*** SUPPLIED DATA
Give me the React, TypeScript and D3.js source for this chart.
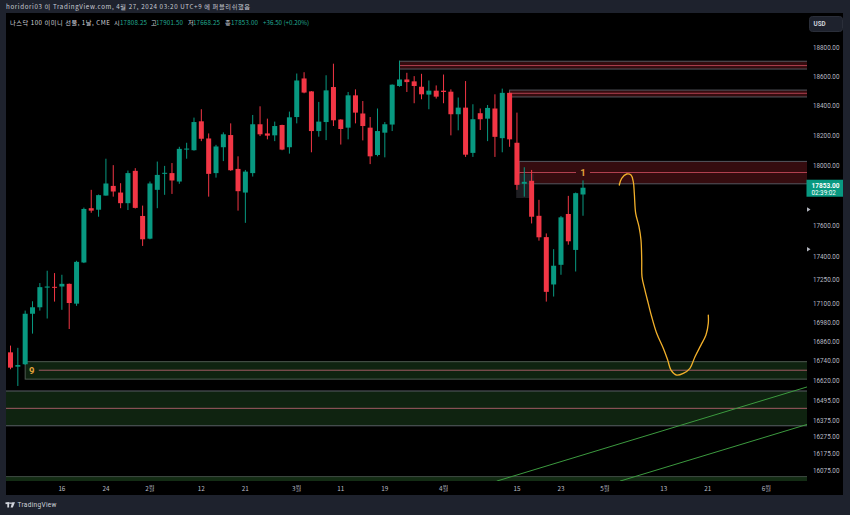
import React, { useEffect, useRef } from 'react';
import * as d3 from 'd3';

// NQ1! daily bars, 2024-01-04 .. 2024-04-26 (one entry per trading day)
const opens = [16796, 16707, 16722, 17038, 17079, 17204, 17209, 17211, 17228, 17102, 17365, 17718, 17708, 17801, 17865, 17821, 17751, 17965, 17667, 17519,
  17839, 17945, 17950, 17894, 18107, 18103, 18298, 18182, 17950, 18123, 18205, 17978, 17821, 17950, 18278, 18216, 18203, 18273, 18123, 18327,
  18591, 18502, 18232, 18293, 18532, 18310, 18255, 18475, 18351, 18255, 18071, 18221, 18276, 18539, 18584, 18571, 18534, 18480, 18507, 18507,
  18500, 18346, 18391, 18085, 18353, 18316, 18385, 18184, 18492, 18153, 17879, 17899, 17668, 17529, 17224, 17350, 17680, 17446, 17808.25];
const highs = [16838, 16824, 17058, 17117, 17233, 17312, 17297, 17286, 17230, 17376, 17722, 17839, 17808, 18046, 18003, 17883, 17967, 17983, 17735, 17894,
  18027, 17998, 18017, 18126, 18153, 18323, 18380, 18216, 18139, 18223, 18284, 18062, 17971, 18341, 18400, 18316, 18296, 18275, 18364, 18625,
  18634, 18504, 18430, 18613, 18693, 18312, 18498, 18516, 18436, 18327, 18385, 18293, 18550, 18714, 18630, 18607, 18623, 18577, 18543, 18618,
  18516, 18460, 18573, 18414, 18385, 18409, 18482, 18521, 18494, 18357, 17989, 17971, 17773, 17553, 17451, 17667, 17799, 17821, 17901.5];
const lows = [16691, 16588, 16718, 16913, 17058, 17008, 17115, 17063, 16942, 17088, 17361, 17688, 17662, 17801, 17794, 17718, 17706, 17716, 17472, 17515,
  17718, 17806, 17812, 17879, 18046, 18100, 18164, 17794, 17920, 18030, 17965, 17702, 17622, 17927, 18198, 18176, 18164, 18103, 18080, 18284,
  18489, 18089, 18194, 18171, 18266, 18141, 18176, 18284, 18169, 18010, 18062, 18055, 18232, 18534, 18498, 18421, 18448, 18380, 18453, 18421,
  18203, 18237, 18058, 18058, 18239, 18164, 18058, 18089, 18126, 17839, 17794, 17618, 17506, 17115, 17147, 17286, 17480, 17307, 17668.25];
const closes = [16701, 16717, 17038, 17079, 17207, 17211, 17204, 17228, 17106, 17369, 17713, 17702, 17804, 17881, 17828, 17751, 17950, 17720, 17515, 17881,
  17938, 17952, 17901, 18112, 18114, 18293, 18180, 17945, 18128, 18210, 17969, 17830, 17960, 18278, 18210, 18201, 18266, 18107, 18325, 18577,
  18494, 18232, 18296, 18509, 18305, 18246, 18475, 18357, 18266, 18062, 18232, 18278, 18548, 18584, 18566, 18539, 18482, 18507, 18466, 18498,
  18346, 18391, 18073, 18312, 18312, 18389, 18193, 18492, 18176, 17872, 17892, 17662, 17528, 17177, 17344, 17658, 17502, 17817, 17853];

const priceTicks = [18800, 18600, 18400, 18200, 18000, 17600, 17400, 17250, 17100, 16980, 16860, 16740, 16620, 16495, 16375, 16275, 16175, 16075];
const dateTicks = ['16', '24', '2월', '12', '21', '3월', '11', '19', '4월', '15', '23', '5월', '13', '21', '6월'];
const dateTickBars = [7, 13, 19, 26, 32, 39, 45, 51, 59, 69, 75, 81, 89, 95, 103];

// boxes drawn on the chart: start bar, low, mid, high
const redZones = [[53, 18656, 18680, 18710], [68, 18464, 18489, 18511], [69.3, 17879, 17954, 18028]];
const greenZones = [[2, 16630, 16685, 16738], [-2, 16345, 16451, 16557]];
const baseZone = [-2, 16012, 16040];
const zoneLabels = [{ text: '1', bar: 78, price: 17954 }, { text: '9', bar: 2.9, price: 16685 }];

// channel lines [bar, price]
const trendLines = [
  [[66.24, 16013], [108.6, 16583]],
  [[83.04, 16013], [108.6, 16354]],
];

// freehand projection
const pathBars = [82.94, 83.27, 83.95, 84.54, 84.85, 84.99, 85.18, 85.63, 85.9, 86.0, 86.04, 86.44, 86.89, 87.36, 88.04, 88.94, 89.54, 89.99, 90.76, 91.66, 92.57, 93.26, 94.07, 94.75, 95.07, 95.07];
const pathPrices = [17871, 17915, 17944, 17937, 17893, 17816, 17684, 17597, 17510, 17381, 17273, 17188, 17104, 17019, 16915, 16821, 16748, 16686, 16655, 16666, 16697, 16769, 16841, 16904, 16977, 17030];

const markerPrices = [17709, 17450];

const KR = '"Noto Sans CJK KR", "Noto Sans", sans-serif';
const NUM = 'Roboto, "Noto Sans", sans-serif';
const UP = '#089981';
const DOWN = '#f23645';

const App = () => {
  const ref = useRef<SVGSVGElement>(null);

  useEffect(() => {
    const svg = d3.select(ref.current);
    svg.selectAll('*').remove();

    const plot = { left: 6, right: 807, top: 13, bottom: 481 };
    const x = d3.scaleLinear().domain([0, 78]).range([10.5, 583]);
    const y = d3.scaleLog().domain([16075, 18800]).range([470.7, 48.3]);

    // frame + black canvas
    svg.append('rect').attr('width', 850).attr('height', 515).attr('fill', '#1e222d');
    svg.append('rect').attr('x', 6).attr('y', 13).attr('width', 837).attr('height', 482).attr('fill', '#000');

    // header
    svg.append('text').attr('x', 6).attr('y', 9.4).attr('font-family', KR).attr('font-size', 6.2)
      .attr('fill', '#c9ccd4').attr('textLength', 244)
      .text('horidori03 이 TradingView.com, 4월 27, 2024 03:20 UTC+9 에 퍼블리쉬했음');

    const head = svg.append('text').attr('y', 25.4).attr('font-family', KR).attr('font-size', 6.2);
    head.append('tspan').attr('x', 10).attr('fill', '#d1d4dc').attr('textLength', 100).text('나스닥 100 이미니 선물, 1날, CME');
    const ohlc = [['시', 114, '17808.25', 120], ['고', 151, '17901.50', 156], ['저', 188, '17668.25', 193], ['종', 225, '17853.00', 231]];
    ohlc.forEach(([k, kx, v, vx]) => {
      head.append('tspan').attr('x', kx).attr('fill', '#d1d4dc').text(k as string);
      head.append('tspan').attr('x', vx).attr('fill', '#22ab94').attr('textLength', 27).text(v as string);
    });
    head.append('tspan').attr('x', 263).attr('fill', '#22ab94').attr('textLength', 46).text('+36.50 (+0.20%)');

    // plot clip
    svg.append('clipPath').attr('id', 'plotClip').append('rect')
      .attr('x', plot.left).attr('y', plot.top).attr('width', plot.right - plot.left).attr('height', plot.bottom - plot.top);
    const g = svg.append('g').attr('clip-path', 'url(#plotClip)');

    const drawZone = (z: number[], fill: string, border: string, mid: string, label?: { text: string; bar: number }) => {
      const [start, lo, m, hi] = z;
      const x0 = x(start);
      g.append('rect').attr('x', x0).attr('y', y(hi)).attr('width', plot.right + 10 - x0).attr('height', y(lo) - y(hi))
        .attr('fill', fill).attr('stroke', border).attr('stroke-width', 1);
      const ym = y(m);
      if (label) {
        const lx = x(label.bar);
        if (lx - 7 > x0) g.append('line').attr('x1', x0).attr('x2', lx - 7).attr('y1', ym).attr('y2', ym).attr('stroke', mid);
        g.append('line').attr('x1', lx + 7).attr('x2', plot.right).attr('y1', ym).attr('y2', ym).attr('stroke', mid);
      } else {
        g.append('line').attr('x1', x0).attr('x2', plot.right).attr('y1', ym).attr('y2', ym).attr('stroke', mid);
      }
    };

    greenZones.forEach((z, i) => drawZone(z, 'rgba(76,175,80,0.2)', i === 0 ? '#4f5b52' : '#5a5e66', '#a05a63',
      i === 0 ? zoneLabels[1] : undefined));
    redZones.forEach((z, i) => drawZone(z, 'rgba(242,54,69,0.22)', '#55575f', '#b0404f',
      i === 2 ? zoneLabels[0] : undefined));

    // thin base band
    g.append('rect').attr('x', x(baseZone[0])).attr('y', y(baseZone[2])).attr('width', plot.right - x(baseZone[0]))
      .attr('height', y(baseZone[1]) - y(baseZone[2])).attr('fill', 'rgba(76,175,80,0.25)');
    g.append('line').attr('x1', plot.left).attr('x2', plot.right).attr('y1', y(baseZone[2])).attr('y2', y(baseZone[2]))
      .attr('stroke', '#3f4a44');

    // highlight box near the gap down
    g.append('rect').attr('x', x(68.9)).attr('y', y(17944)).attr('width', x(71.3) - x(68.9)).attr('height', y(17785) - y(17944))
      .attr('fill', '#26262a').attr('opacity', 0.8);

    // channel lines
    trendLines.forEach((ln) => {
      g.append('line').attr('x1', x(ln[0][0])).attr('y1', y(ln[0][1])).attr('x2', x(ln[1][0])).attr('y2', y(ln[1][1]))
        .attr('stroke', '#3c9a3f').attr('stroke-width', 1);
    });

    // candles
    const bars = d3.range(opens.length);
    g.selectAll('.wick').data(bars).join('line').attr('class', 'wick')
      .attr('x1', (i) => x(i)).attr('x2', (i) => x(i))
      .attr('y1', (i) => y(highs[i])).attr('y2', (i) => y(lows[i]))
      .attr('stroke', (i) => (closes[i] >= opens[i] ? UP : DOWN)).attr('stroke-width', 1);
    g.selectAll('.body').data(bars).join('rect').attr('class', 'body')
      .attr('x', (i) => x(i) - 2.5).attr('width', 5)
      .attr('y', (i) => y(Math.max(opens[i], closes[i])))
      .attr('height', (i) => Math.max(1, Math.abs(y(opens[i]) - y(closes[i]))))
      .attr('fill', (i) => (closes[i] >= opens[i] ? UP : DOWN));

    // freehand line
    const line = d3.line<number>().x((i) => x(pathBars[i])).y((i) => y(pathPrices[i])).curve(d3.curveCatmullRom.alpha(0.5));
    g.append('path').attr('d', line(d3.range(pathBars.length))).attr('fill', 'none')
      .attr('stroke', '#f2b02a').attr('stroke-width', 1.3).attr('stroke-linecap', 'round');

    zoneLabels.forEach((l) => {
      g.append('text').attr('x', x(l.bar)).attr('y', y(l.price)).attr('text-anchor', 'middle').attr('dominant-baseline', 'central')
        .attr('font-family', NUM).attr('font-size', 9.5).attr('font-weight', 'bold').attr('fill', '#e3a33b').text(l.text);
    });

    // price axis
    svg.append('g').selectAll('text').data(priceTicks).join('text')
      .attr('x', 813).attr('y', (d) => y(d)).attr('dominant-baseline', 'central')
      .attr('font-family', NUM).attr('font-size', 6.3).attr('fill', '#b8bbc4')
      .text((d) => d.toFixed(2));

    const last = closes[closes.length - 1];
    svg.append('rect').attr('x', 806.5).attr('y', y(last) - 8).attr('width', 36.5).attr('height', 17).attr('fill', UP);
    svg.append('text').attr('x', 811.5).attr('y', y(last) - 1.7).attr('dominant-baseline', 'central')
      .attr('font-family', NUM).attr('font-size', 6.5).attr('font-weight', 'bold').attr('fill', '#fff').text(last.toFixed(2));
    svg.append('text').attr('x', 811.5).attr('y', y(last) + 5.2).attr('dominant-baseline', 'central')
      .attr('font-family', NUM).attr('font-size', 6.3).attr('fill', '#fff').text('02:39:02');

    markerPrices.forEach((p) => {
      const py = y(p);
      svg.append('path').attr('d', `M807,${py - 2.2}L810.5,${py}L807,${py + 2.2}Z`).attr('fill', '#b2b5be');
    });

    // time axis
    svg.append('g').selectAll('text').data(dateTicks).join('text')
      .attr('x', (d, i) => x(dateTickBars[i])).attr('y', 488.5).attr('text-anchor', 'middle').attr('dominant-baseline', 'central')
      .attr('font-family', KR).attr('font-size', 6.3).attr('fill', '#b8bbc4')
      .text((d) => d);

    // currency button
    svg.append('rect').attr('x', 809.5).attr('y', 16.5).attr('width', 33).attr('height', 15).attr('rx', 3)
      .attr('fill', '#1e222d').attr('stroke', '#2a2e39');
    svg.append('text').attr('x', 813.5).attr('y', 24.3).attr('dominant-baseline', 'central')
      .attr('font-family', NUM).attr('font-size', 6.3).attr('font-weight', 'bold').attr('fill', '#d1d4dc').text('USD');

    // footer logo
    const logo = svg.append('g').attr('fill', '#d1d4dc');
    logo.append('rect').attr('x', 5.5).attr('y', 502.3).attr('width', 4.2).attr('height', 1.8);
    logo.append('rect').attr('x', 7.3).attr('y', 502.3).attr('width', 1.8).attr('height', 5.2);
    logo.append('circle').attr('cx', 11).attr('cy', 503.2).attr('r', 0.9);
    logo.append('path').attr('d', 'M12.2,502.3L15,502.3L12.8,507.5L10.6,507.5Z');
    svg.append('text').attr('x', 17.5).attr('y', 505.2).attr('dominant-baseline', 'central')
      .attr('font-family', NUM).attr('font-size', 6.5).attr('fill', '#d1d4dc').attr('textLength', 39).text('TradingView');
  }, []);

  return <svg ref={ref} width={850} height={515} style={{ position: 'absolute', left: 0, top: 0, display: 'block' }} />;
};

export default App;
******
*** SUPPLIED DATA
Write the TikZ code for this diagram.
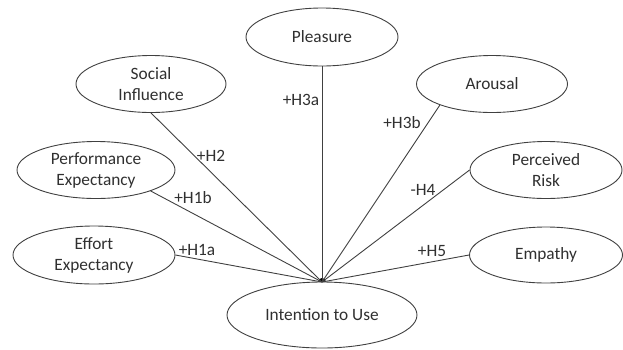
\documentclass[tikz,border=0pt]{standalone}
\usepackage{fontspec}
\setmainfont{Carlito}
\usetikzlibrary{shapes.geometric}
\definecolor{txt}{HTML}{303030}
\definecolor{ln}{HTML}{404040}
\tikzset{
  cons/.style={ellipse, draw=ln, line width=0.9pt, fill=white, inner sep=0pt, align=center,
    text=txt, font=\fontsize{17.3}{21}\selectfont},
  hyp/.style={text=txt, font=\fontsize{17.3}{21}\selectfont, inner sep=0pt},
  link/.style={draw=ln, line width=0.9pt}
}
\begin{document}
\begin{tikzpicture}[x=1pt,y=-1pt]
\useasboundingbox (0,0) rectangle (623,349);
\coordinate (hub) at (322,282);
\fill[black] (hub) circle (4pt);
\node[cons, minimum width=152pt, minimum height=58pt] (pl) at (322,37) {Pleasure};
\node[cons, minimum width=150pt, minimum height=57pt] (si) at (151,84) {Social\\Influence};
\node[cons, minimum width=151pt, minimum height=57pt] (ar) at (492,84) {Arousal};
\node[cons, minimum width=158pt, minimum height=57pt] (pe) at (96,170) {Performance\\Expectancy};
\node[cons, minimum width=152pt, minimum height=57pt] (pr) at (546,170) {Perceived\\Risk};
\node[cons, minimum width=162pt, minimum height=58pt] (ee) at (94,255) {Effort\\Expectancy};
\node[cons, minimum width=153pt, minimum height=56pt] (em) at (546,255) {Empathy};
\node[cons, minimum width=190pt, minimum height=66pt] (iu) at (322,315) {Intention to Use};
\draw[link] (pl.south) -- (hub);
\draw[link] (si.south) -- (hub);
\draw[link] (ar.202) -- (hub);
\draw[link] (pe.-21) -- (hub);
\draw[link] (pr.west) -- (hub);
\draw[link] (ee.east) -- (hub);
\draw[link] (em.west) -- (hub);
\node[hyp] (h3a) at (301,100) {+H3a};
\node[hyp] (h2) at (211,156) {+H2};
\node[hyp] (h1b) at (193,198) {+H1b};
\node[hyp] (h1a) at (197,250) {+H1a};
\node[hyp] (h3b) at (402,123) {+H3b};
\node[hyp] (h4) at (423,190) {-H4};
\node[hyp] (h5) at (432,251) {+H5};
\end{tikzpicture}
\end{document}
******
* EXERCISE AIM
Repeat exactly the lines above, from the line that contains "Give me the" down through the line that contains "import * as d3 from 'd3';". Include both of those lines and none of the pictures.

* RESULT
Give me the React, TypeScript and D3.js source for this chart.
import React, { useEffect, useRef } from 'react';
import * as d3 from 'd3';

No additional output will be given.